Crawford School of Public Policy | Arndt-Corden Department of Economics

Event details

ACDE Seminar

Date & time

Tuesday 10 March 2015
2.00pm–3.30pm

Venue

Coombs Seminar Room B, HC Coombs Building 9, Cnr Fellows Road and Garran Road, ANU

Speaker

Malcolm Bosworth and Greg Cutbush, Academic visitors, Crawford School.

Contacts

Arianto Patunru
6125 9786

The World Trade Organization (WTO) and the multilateral trading system that it administers are in deep trouble, to say the least. The collapse of the Doha Round in particular highlights the extent of its decline. After 10 years Doha has failed - the first Round to do so absolutely. The WTO is verging on becoming irrelevant and a relic of past decades when it usefully contributed to global liberalisation and a multilateral non-discriminatory rules-based world trading system. Furthermore, over the past decade, almost from the time the Uruguay Round was concluded, the WTO has been trashed by all Member governments. The WTO has always prided itself on being a ‘member driven’ organisation, and this partly explained its past success. But in recent years Members have driven the WTO in only one direction: into the ground.

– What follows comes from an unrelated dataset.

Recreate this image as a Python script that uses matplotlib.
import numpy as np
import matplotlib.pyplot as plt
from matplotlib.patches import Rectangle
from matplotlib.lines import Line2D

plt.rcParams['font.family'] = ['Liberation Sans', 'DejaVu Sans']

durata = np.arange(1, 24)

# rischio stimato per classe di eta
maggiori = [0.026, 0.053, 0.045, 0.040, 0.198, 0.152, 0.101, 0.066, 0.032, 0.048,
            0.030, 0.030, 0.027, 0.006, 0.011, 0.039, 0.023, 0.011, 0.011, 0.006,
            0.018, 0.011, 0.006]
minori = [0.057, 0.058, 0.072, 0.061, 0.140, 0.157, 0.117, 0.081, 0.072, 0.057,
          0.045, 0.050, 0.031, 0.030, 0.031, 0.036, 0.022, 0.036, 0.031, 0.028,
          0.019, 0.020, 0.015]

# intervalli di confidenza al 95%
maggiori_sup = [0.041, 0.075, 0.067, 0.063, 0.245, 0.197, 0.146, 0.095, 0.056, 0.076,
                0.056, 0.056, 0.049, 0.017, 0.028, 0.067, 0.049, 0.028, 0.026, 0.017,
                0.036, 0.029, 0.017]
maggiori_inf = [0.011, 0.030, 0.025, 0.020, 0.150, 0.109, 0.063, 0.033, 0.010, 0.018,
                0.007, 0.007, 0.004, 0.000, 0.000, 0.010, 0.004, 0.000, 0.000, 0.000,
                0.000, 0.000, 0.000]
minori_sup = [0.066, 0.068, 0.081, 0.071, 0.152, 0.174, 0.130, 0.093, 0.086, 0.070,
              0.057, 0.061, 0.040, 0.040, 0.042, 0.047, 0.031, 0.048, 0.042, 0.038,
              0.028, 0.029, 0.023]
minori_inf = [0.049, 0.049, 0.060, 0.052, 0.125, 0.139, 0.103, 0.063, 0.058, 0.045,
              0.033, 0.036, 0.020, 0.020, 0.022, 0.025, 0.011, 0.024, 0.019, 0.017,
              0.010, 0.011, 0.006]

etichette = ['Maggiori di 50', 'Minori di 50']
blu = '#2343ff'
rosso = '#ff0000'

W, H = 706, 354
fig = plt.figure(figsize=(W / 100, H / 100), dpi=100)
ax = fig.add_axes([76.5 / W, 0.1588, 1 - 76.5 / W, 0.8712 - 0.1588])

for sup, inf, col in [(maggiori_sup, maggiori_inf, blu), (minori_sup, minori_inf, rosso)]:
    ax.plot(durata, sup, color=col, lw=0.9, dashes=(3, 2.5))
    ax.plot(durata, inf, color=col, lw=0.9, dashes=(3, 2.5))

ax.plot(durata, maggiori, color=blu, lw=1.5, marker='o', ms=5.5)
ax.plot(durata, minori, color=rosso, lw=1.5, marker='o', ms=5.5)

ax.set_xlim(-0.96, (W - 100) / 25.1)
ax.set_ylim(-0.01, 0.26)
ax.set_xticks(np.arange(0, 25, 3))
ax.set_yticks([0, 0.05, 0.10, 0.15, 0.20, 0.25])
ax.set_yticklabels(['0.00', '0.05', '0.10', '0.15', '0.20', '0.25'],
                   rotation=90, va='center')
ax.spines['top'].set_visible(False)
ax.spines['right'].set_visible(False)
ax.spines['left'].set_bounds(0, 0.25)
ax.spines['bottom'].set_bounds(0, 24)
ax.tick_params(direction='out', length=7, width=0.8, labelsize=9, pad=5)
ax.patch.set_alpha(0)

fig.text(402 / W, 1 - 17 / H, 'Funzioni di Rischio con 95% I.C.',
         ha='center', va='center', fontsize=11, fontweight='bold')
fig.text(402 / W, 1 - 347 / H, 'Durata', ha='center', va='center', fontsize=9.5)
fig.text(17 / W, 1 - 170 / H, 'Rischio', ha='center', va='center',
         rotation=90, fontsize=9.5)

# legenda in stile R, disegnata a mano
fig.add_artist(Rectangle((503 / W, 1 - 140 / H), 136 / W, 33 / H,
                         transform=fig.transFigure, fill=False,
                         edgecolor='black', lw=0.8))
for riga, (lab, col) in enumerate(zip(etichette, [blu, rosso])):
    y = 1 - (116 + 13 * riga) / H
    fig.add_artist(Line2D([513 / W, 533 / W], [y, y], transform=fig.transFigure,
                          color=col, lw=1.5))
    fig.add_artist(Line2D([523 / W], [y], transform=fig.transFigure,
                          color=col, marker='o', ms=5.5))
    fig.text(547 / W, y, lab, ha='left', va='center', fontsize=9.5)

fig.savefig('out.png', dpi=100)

The WTO despair is not an economic crisis but a political one. Governments have been poor custodians of the WTO, and have trashed it. Only Members can turn it around, but the political will to do so is seriously lacking. It is not that there is no direction in the WTO but that the major Members, including the US and EU, are providing bad leadership and most countries, including Australia, are choosing to adopt these bad habits. But is it too late to save the WTO, and does saving the WTO really matter?